Second Circuit vacates a sentence as procedurally unreasonable because the district court’s “calculation of drug quantity” wasn’t supported by a preponderance of the evidence: United States v. Burks, No. 18-1361-cr, __ F. App’x__, 2019 WL 4049857 (Aug. 28, 2019).
In a summary order, the Second Circuit vacates and remands “for sentencing” because the evidence didn’t support the district court’s drug-quantity calculation. United States v. Burks, 2019 WL 4049857 at *3.
Local police executed a search warrant at Burks apartment and recovered “1.21 grams of cocaine residue from various narcotics packaging and processing materials at the apartment and an adjoining unit.” Id. at *1. “In the Plea Agreement,” Burks admitted that, before the police search, he had “distributed cocaine in 1//2 ounce and one ounce amounts.” Id. And the drug quantity that “could be readily proven by the government” “was less than 50 grams,” resulting in a Sentencing Guidelines range of 15-21 months’ imprisonment.
The PSR calculated a drug quantity higher than 50 grams, however, using the amount of cash found in the apartment to arrive at an estimated drug quantity of 312 grams. The resulting Guidelines range was 41-51 months’ imprisonment, to which Burks objected. The district court then conducted an evidentiary hearing at which a police officer who had been involved in the search testified. The court found a drug quantity (of between 500 grams to 2 kilograms) that resulted in a range of 63 to 78 months.

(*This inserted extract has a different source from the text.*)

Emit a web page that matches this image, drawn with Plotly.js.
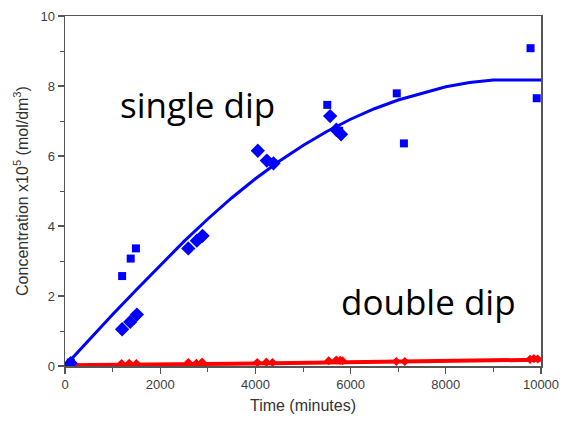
<!DOCTYPE html>
<html>
<head>
<meta charset="utf-8">
<script src="https://cdn.plot.ly/plotly-3.0.1.min.js"></script>
<style>html,body{margin:0;padding:0;background:#fff;}#chart{width:563px;height:423px;}</style>
</head>
<body>
<div id="chart"></div>
<script>
// Fitted curves
const fitX = [0, 500, 1000, 1500, 2000, 2500, 3000, 3500, 4000, 4500, 5000, 5500, 6000, 6500, 7000, 7500, 8000, 8500, 9000, 9500, 10000];
const singleFitY = [0, 0.74, 1.47, 2.18, 2.88, 3.56, 4.2, 4.8, 5.35, 5.85, 6.3, 6.7, 7.05, 7.35, 7.6, 7.8, 7.98, 8.1, 8.17, 8.17, 8.17];
const doubleFitY = [0.02, 0.03, 0.04, 0.045, 0.05, 0.055, 0.06, 0.065, 0.07, 0.078, 0.085, 0.092, 0.1, 0.105, 0.11, 0.12, 0.13, 0.14, 0.15, 0.165, 0.18];

// Single dip - squares
const singleSqX = [120, 1200, 1380, 1490, 5510, 5760, 6970, 7120, 9780, 9910];
const singleSqY = [0.1, 2.57, 3.07, 3.36, 7.46, 6.72, 7.79, 6.36, 9.08, 7.65];
// Single dip - diamonds
const singleDiX = [120, 1200, 1370, 1510, 2590, 2770, 2890, 4050, 4240, 4380, 5570, 5700, 5800];
const singleDiY = [0.08, 1.05, 1.26, 1.47, 3.36, 3.58, 3.72, 6.15, 5.87, 5.79, 7.14, 6.75, 6.62];

// Double dip - points
const doubleX = [100, 1190, 1350, 1500, 2590, 2760, 2880, 4040, 4230, 4360, 5540, 5700, 5780, 5830, 6960, 7140, 9770, 9850, 9930];
const doubleY = [0.04, 0.07, 0.08, 0.07, 0.1, 0.08, 0.11, 0.1, 0.11, 0.1, 0.15, 0.17, 0.16, 0.15, 0.13, 0.13, 0.19, 0.21, 0.2];

const xTicks = [0, 2000, 4000, 6000, 8000, 10000];
const yTicks = [0, 2, 4, 6, 8, 10];

const blue = '#0000FF';
const red = '#FF0000';

const traces = [
  {x: fitX, y: doubleFitY, mode: 'lines', line: {color: red, width: 4}},
  {x: doubleX, y: doubleY, mode: 'markers', marker: {symbol: 'diamond', color: red, size: 7}},
  {x: fitX, y: singleFitY, mode: 'lines', line: {color: blue, width: 3}},
  {x: singleSqX, y: singleSqY, mode: 'markers', marker: {symbol: 'square', color: blue, size: 8}},
  {x: singleDiX, y: singleDiY, mode: 'markers', marker: {symbol: 'diamond', color: blue, size: 11}}
];

const axisCommon = {
  showline: true, mirror: true, linecolor: '#555', linewidth: 1.5,
  ticks: 'outside', ticklen: 6, tickwidth: 1.2, tickcolor: '#555',
  showgrid: false, zeroline: false,
  tickfont: {family: 'Liberation Sans, Arial, sans-serif', size: 13, color: '#404040'},
  minor: {ticks: 'outside', ticklen: 4, tickcolor: '#555', tickwidth: 1}
};

const layout = {
  width: 563, height: 423,
  margin: {l: 65, r: 22, t: 16, b: 57},
  paper_bgcolor: '#fff', plot_bgcolor: '#fff',
  showlegend: false,
  xaxis: Object.assign({}, axisCommon, {
    range: [0, 10000], tickvals: xTicks, ticktext: xTicks.map(String),
    minor: Object.assign({}, axisCommon.minor, {dtick: 1000, tick0: 0}),
    title: {text: 'Time (minutes)', standoff: 8, font: {family: 'Liberation Sans, Arial, sans-serif', size: 16, color: '#333'}}
  }),
  yaxis: Object.assign({}, axisCommon, {
    range: [0, 10], tickvals: yTicks, ticktext: yTicks.map(String),
    minor: Object.assign({}, axisCommon.minor, {dtick: 1, tick0: 0}),
    title: {text: 'Concentration x10<sup>5</sup> (mol/dm<sup>3</sup>)', standoff: 8, font: {family: 'Liberation Sans, Arial, sans-serif', size: 16, color: '#333'}}
  }),
  annotations: [
    {x: 0.112, y: 0.748, xref: 'paper', yref: 'paper', xanchor: 'left', yanchor: 'middle', showarrow: false,
     text: 'single dip', font: {family: 'Open Sans, Noto Sans, sans-serif', size: 35, color: '#000'}},
    {x: 0.575, y: 0.183, xref: 'paper', yref: 'paper', xanchor: 'left', yanchor: 'middle', showarrow: false,
     text: 'double dip', font: {family: 'Open Sans, Noto Sans, sans-serif', size: 35, color: '#000'}}
  ]
};

Plotly.newPlot('chart', traces, layout, {displayModeBar: false, staticPlot: true});
</script>
</body>
</html>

Id. at *2.
To support its “approximation” of the drug quantity, “courts must rely on evidence that ‘points specifically to a drug quantity for which the defendant is responsible.’” Id. at *2 (quoting United States v. Shonubi, 103 F.3d 1085, 1090 (2d Cir. 1997)). “While approximations need not be exact, the court’s underlying factual findings cannot be predicated on surmise and conjecture.” Id. at *2 (citation and internal quotation marks omitted). The evidence may be circumstantial, but “it must be specific to the defendant and provide information regarding the quantity of illicit … goods.” Id. at *2 (alteration in original: citation omitted).
Here, “the court based its approximation, in part, on Burks’s purported admission to selling cocaine in ‘ounce and a half quantities’ [i.e., 1 1/2 ounce quantities]. However, the Plea Agreement reflects Burks’s admission to selling cocaine” a smaller quantities of “only ‘1//2 ounce and one ounce amounts.’” Id. at *2.
The district court also extrapolated a certain frequency of weekly drug sales that it used in its drug calculation. But the only evidence from which to infer the frequency of drug sales was “a statement in the search warrant application from a police confidential source” that Burks “sold cocaine on ‘multiple occasions’ over six months.’” Id. at *3. This evidence, the Circuit concluded, was not sufficient “to extrapolate any particular frequency of sales, let alone weekly sales.” Id. at *3. The Circuit did indicate, however, in a footnote, that the PSR’s use of the amount of currency seized to arrive at drug quantity would be permissible, if a preponderance of the evidence showed that the currency was the proceeds of drug trafficking.